Legacy+ – Femi Kuti and Made Kuti (Nigeria)
The Kuti dynasty is alive and well and Legacy+ is proof. Upon Afrobeat maestro Fela Kuti’s death in 1997, the mantle to keep the movement was inherited by his son, Femi Kuti. It is clear that now extends to his grandson, Made Kuti. Classic and forward-looking in turns, Legacy+ works as a fine distillation of Afrobeat’s true essence.
Made in Africa – Eddy Kenzo (Uganda)
Ugandan superstar Eddy Kenzo has probably not ever been as creatively inspired as he is on this ambitiously titled record. Endlessly groovy even at a lengthy 21 tracks, Made in Africa is a wholesome curation of regional sounds complete with mellifluous rhythms and guitar riffs.
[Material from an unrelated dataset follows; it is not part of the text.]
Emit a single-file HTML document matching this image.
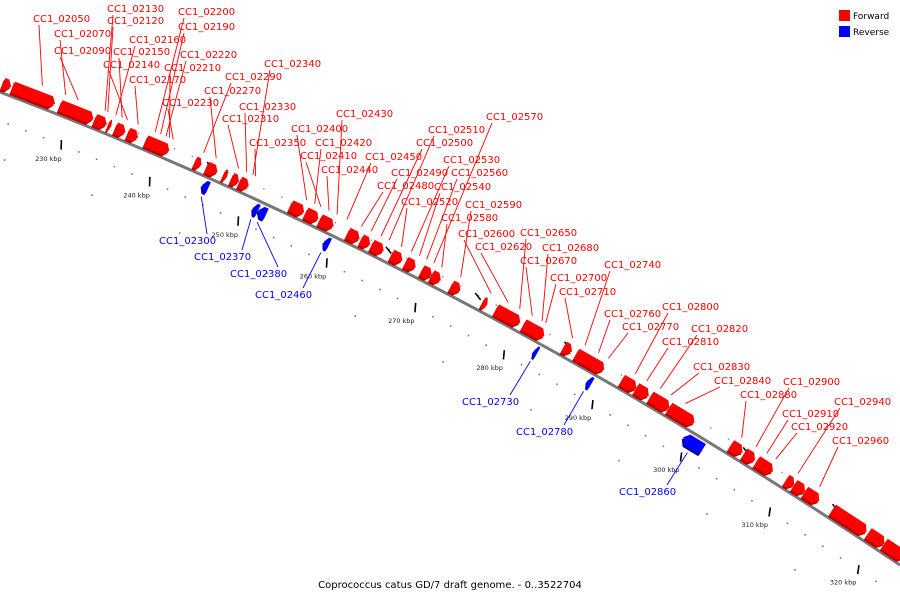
<!DOCTYPE html>
<html><head><meta charset="utf-8"><style>
html,body{margin:0;padding:0;background:#fff;}
svg{display:block;font-family:"DejaVu Sans","Liberation Sans",sans-serif;}
</style></head><body>
<svg id="chart" width="900" height="600" viewBox="0 0 900 600" xmlns="http://www.w3.org/2000/svg">
<g id="ticks"></g>
<path id="backbone" d="M0,92 Q450,262 900,565" fill="none" stroke="#777" stroke-width="3"/>
<g id="genes"></g>
<g id="labels"></g>
<g>
<rect x="839" y="10" width="11" height="11" fill="#f00"/>
<text x="853" y="19" font-size="9">Forward</text>
<rect x="839" y="26" width="11" height="11" fill="#00f"/>
<text x="853" y="35" font-size="9">Reverse</text>
</g>
<text x="450" y="588" font-size="10" text-anchor="middle">Coprococcus catus GD/7 draft genome. - 0..3522704</text>
</svg>
<script>
const geneStarts=[222.0,223.1,228.4,232.3,233.8,234.6,236.0,238.0,243.5,244.8,246.7,247.6,248.5,254.2,255.9,257.5,260.6,262.1,263.3,265.5,267.1,268.9,270.0,272.2,275.7,277.2,280.3,284.8,286.2,291.3,292.9,294.5,296.6,303.5,305.0,306.4,309.7,310.6,311.8,314.9,318.9,320.7,245.1,250.8,251.4,258.8,282.4,288.4,299.2];
const geneEnds=[222.9,227.8,232.1,233.6,234.1,235.7,237.1,240.6,244.2,246.0,247.1,248.4,249.5,255.7,257.3,259.0,261.9,263.1,264.6,266.7,268.2,270.0,271.0,273.2,276.2,279.9,282.6,285.7,289.3,292.9,294.3,296.6,299.4,304.8,306.2,308.2,310.6,311.8,313.4,318.7,320.7,323.0,245.8,251.4,252.3,259.4,282.8,288.9,301.4];
const geneStrand=[1,1,1,1,1,1,1,1,1,1,1,1,1,1,1,1,1,1,1,1,1,1,1,1,1,1,1,1,1,1,1,1,1,1,1,1,1,1,1,1,1,1,-1,-1,-1,-1,-1,-1,-1];
const labelText=["CC1_02050","CC1_02070","CC1_02090","CC1_02130","CC1_02120","CC1_02160","CC1_02150","CC1_02140","CC1_02170","CC1_02200","CC1_02190","CC1_02220","CC1_02210","CC1_02230","CC1_02290","CC1_02270","CC1_02340","CC1_02330","CC1_02310","CC1_02350","CC1_02430","CC1_02400","CC1_02420","CC1_02410","CC1_02450","CC1_02440","CC1_02570","CC1_02510","CC1_02500","CC1_02530","CC1_02490","CC1_02560","CC1_02480","CC1_02540","CC1_02520","CC1_02590","CC1_02580","CC1_02600","CC1_02650","CC1_02620","CC1_02680","CC1_02670","CC1_02740","CC1_02700","CC1_02710","CC1_02800","CC1_02760","CC1_02770","CC1_02820","CC1_02810","CC1_02830","CC1_02840","CC1_02900","CC1_02880","CC1_02940","CC1_02910","CC1_02920","CC1_02960","CC1_02300","CC1_02370","CC1_02380","CC1_02460","CC1_02730","CC1_02780","CC1_02860"];
const labelKbp=[225.9,228.5,229.9,232.9,233.2,234.1,234.8,235.4,236.6,238.5,239.1,239.7,240.1,240.5,243.9,245.3,249.4,248.7,247.8,249.7,258.8,255.4,256.3,257.0,259.9,257.9,269.6,264.6,263.7,267.1,262.6,268.8,261.5,268.0,266.0,272.6,270.5,276.0,279.2,277.9,281.7,280.6,286.5,282.1,285.1,292.1,288.0,289.1,294.9,293.4,296.1,297.7,305.6,304.0,310.3,306.8,307.8,312.7,245.5,251.1,251.8,259.0,282.6,288.6,300.3];
const labelX=[33,54,54,107,107,129,113,103,129,178,178,180,164,162,225,204,264,239,222,249,336,291,315,300,365,321,486,428,416,443,391,451,377,434,401,465,441,458,520,475,542,520,604,550,559,662,604,622,691,662,693,714,783,740,834,782,791,832,159,194,230,255,462,516,619];
const labelY=[22,37,54,12,24,43,55,68,83,15,30,58,71,106,80,94,67,110,122,146,117,132,146,159,160,173,120,133,146,163,176,176,189,190,205,208,221,237,236,250,251,264,268,281,295,310,317,330,332,345,370,384,385,398,405,417,430,444,244,260,277,298,405,435,495];
const tickKbp=[230,240,250,260,270,280,290,300,310,320];
const tickText=["230 kbp","240 kbp","250 kbp","260 kbp","270 kbp","280 kbp","290 kbp","300 kbp","310 kbp","320 kbp"];

const NS="http://www.w3.org/2000/svg";
const P0=[0,92],C=[450,262],P2=[900,565];
function tOf(k){return (k-222)/101;}
function pt(k,off){const t=tOf(k),u=1-t;
 const x=u*u*P0[0]+2*t*u*C[0]+t*t*P2[0], y=u*u*P0[1]+2*t*u*C[1]+t*t*P2[1];
 const dx=2*u*(C[0]-P0[0])+2*t*(P2[0]-C[0]), dy=2*u*(C[1]-P0[1])+2*t*(P2[1]-C[1]);
 const L=Math.hypot(dx,dy); return [x+off*dy/L, y-off*dx/L];}
function mk(tag,attrs,parent){const e=document.createElementNS(NS,tag);for(const a in attrs)e.setAttribute(a,attrs[a]);parent.appendChild(e);return e;}

const tg=document.getElementById('ticks');
for(let k=222;k<=323;k+=2){
 const a=pt(k,-27);
 const d=mk('rect',{x:a[0]-0.8,y:a[1]-0.8,width:1.6,height:1.6,fill:'#777'},tg);
 
 
 const b=pt(k+1,13);
 const d2=mk('rect',{x:b[0]-0.7,y:b[1]-0.7,width:1.4,height:1.4,fill:'#888'},tg);
 
 
}
for(let k=225;k<=323;k+=10){
 const a=pt(k,-62);
 const d=mk('rect',{x:a[0]-0.8,y:a[1]-0.8,width:1.6,height:1.6,fill:'#777'},tg);
 
 
 const a1=pt(k-0.3,12),a2=pt(k+0.3,12);
 const m=mk('line',{x1:a1[0],y1:a1[1]-2,x2:a2[0],y2:a2[1]+2,stroke:'#000','stroke-width':1.5},tg);
 
 
}
tickKbp.forEach((k,i)=>{
 const a=pt(k,-24),b=pt(k,-30);
 const l=mk('line',{x1:a[0]-1,y1:a[1]-2,x2:b[0]+1,y2:b[1]+2,stroke:'#000','stroke-width':1.6},tg);
 
 
 const c=pt(k,-40);
 const t=mk('text',{x:c[0]-8,y:c[1]+4,'font-size':6.5,fill:'#222','text-anchor':'middle'},tg);
 t.textContent=tickText[i];
 
 
});

const gg=document.getElementById('genes');
geneStarts.forEach((s,i)=>{
 const e=geneEnds[i],st=geneStrand[i];
 const ah=Math.min(0.45,(e-s)/2);
 const o1=st>0?3:-3,o2=st>0?15:-15,om=(o1+o2)/2;
 let pts;
 if(st>0) pts=[pt(s,o1),pt(s,o2),pt(e-ah,o2),pt(e,om),pt(e-ah,o1)];
 else pts=[pt(s,om),pt(s+ah,o2),pt(e,o2),pt(e,o1),pt(s+ah,o1)];
 const col=st>0?'#f00':'#00f', dark=st>0?'#b00':'#00a';
 const sh=pts.map(p=>[p[0]-1.5,p[1]+2]);
 const s1=mk('polygon',{points:sh.map(p=>p.join(',')).join(' '),fill:dark},gg);
 
 
 const g=mk('polygon',{points:pts.map(p=>p.join(',')).join(' '),fill:col},gg);
 
 
});

const lg=document.getElementById('labels');
labelText.forEach((txt,i)=>{
 const blue=txt==="CC1_02300"||txt==="CC1_02370"||txt==="CC1_02380"||txt==="CC1_02460"||txt==="CC1_02730"||txt==="CC1_02780"||txt==="CC1_02860";
 const col=blue?'#00f':'#f00';
 const x=labelX[i],y=labelY[i];
 const g=pt(labelKbp[i],blue?-20:21);
 const sx=blue?x+48:x+6, sy=blue?y-10:y+3;
 const l=mk('line',{x1:sx,y1:sy,x2:g[0],y2:g[1],stroke:col,'stroke-width':0.9},lg);
 
 
 const t=mk('text',{x:x,y:y,'font-size':10,fill:col},lg);
 t.textContent=txt;
 
 
});
</script>
</body></html>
Kenzo extends an arm of welcome to some of his biggest musical influences, collaborating with the likes of the iconic Kanda Bongo Man on Moni as well as Mali’s Monique Seka on Missounwa, both remixes of their original hits.
Made in Lagos: Deluxe Edition – Wizkid (Nigeria)
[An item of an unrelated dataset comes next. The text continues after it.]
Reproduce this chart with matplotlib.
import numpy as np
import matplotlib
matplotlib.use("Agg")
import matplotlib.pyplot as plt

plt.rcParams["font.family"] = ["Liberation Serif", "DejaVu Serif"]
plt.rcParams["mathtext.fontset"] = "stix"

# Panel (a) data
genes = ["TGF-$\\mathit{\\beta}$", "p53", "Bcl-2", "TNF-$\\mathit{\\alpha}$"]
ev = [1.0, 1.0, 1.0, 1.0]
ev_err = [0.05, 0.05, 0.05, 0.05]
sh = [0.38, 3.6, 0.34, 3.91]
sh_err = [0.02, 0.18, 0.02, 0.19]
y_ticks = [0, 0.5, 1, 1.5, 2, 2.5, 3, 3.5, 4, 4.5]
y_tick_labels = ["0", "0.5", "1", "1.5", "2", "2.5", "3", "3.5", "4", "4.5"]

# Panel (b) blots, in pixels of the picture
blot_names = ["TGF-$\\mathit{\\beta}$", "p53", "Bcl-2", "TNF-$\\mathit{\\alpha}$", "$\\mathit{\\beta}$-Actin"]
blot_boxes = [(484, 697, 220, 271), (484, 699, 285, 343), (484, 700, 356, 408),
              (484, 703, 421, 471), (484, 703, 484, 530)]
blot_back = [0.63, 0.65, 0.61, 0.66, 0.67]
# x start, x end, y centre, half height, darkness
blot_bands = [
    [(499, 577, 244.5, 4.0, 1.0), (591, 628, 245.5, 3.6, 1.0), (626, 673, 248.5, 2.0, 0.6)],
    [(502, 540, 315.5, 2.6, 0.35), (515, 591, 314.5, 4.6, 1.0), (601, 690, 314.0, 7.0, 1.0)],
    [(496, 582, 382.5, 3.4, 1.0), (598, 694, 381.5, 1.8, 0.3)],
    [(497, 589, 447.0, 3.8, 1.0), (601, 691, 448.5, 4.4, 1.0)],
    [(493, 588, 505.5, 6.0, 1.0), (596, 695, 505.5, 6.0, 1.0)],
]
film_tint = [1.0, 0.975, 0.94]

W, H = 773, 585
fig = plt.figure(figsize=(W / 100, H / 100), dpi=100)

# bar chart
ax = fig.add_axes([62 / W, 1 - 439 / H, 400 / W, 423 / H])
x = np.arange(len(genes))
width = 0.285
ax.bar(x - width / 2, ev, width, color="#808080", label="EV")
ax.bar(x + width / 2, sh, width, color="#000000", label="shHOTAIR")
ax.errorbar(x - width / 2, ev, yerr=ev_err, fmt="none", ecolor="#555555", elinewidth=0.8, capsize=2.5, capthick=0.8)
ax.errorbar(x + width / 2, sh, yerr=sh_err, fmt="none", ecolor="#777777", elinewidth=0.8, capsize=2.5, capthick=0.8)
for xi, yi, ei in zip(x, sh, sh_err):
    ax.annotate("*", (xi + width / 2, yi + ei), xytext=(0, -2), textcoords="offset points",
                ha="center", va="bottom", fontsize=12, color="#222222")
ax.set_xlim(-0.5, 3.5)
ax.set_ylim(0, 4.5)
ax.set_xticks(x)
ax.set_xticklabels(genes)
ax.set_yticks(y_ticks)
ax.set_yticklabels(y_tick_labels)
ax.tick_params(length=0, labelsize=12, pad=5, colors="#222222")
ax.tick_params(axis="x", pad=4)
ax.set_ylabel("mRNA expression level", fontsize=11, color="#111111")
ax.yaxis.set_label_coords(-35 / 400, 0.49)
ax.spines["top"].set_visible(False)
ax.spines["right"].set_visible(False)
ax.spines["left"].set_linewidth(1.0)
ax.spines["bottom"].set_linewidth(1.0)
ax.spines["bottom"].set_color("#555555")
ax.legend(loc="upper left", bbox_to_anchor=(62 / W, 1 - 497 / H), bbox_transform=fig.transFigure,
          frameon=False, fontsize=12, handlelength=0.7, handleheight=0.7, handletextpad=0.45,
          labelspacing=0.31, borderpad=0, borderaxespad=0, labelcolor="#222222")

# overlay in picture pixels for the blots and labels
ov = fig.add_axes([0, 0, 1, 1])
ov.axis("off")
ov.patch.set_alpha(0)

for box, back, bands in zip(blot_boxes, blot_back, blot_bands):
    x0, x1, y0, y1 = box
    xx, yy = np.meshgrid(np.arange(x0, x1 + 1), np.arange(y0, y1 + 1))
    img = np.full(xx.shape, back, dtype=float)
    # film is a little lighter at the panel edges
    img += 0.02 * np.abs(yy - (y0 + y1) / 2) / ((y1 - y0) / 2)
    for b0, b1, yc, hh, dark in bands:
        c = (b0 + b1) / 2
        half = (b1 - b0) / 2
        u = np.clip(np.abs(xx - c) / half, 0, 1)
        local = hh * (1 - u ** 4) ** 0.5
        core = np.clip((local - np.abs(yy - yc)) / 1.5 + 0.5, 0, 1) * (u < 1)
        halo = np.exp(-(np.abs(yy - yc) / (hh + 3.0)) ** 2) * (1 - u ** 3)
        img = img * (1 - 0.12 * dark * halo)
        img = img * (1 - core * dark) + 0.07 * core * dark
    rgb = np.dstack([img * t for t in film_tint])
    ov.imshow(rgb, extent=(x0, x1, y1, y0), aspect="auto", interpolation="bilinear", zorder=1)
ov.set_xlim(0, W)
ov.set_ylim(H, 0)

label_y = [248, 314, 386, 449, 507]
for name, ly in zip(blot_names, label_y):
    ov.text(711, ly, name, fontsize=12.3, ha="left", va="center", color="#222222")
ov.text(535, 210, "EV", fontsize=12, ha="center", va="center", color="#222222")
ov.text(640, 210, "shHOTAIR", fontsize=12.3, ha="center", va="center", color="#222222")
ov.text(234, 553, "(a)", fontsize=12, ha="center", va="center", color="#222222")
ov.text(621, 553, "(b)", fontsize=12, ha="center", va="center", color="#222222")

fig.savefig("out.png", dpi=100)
For years, Wizkid has been at the forefront of the movement to take Afrobeats to the rest of the world. With the deluxe version of his excellent 2020 studio album Made In Lagos, he delivered. The deluxe edition adds four new songs to its predecessor including a remix of the globe-spanning hit, “Essence”, previously featuring only Tems but now adding Canadian superstar Justin Bieber to the song’s ranks. On this album, Wizkid outpaces any competition and establishes himself as an artist of singular configuration.
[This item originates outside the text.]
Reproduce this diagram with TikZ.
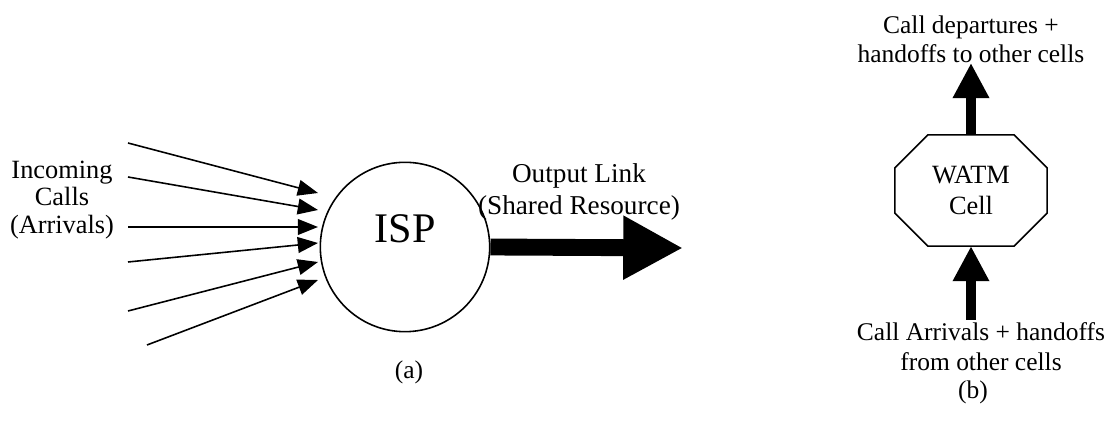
\documentclass[tikz,border=0pt]{standalone}
\usepackage{fontspec}
\setmainfont{Liberation Serif}
\usetikzlibrary{arrows.meta}
\begin{document}
\begin{tikzpicture}[x=0.02cm,y=-0.02cm,
  lbl/.style={font=\fontsize{14.5}{16.5}\selectfont,align=center,inner sep=0pt},
  inarrow/.style={line width=0.9pt,-{Triangle[length=11.5pt,width=9pt]}},
  fatarrow/.style={line width=9.6pt,-{Triangle[length=34pt,width=34pt]}},
  uparrow/.style={line width=5.7pt,-{Triangle[length=20pt,width=19.5pt]}},
  octline/.style={line width=0.9pt,line join=miter}]
\useasboundingbox (0,0) rectangle (1117,421);
% (a)
\node[circle,draw,line width=0.9pt,minimum size=96.4pt,inner sep=0pt] (isp) at (405,247) {};
\node[font=\fontsize{24}{26}\selectfont,inner sep=0pt] (isplbl) at (405,229) {ISP};
\node[lbl,font=\fontsize{15}{15.5}\selectfont] (incoming) at (62,200) {Incoming\\Calls\\(Arrivals)};
\node[lbl,font=\fontsize{15.5}{18.5}\selectfont] (outlbl) at (579,192) {Output Link\\(Shared Resource)};
\node[lbl] (capa) at (409,372) {(a)};
\foreach \i/\sx/\sy/\ty in {1/128/143/193, 2/128/177/210, 3/128/227/227, 4/128/262/243, 5/128/311/262, 6/147/345/280}{
  \coordinate (s\i) at (\sx,\sy);
  \coordinate (t\i) at (318,\ty);
  \draw[inarrow] (s\i) -- (t\i);
}
\coordinate (outtip) at (683,248);
\draw[fatarrow] (isp.east) -- (outtip);
% (b)
\node[minimum width=86.2pt,minimum height=62.9pt,inner sep=0pt,lbl,font=\fontsize{15}{17.5}\selectfont] (cell) at (971,190.5) {WATM\\Cell};
\draw[octline] ([xshift=18.7pt]cell.north west) -- ([xshift=-18.7pt]cell.north east)
  -- ([yshift=-18.7pt]cell.north east) -- ([yshift=18.7pt]cell.south east)
  -- ([xshift=-18.7pt]cell.south east) -- ([xshift=18.7pt]cell.south west)
  -- ([yshift=18.7pt]cell.south west) -- ([yshift=-18.7pt]cell.north west) -- cycle;
\node[lbl] (deplbl) at (971,39) {Call departures +\\handoffs to other cells};
\node[lbl,font=\fontsize{14.5}{17}\selectfont] (arrlbl) at (981,347) {Call Arrivals + handoffs\\from other cells};
\node[lbl] (capb) at (973,392) {(b)};
\coordinate (toptip) at (971,63);
\coordinate (botstart) at (971,320);
\draw[uparrow] (cell.north) -- (toptip);
\draw[uparrow] (botstart) -- (cell.south);
\end{tikzpicture}
\end{document}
Mother Nature – Angelique Kidjo (Benin)
To record her tribute to Mother Earth, Beninese legend and Grammy perennial Angélique Kidjo gathered an army of collaborators, most of them younger and connected to the rising Afrobeats scene. The result is Mother Nature, a fast-moving and pleasurable experiment in staying tuned and keeping up with the times. Kidjo’s pan-African community – including Yemi Alade, Burna Boy, and Sampa the Great – warns about global concerns such as climate change and political unrest, but the overall build of the record is an unabashed celebration of the African diaspora.
Rumble in the Jungle – Scorpion Kings X TRESOR (South Africa)
For their latest collaborative effort, DJ Maphorisa and Kabza de Small, the producing and recording duo known as Scorpion Kings, invite Congolese-born singer TRESOR for a stellar run through of some of the slinkiest Amapiano fusions to be put down this year. Rumble in the Jungle is the fourth merry-go-round for the iconic duo who can – as both solo artists and collaborative acts – take plenty of credit for the current mainstreaming of Amapiano. The record finds interesting and exciting ways of bridging the gap between TRESOR’s soulful vocals and the high-powered energy of dance music.
Subconsciously – Black Coffee (South Africa)
The veteran South African DJ and producer born Nkosinathi Innocent Maphumulo capitalises on the global thirst for sounds from the continent to update his creative reach and broaden his audience. Subconsciously’s twelve tracks are rooted in Black Coffee’s house music origins, only this time slowed enough to accommodate the diverse needs of his array of guest stars. Standouts include “10 missed calls” featuring Pharrell Williams and Jozzy and “Ready for You” with British singer Celeste.
Water & Garri – Tiwa Savage (Nigeria)
On a superb five-track EP that makes efficient use of a roster of guests – including American superstars Nas and Brandy – Nigerian diva Tiwa Savage deepens her artistry and makes entreaties to a new generation of listeners. Water & Garri opens with the record’s finest tune, “Work Fada”, a sweeping 6.26-minute stunner that even her ardent fans probably aren’t quite prepared for. Savage advocates for putting in hard work before working through some complicated feelings particularly on love and loss.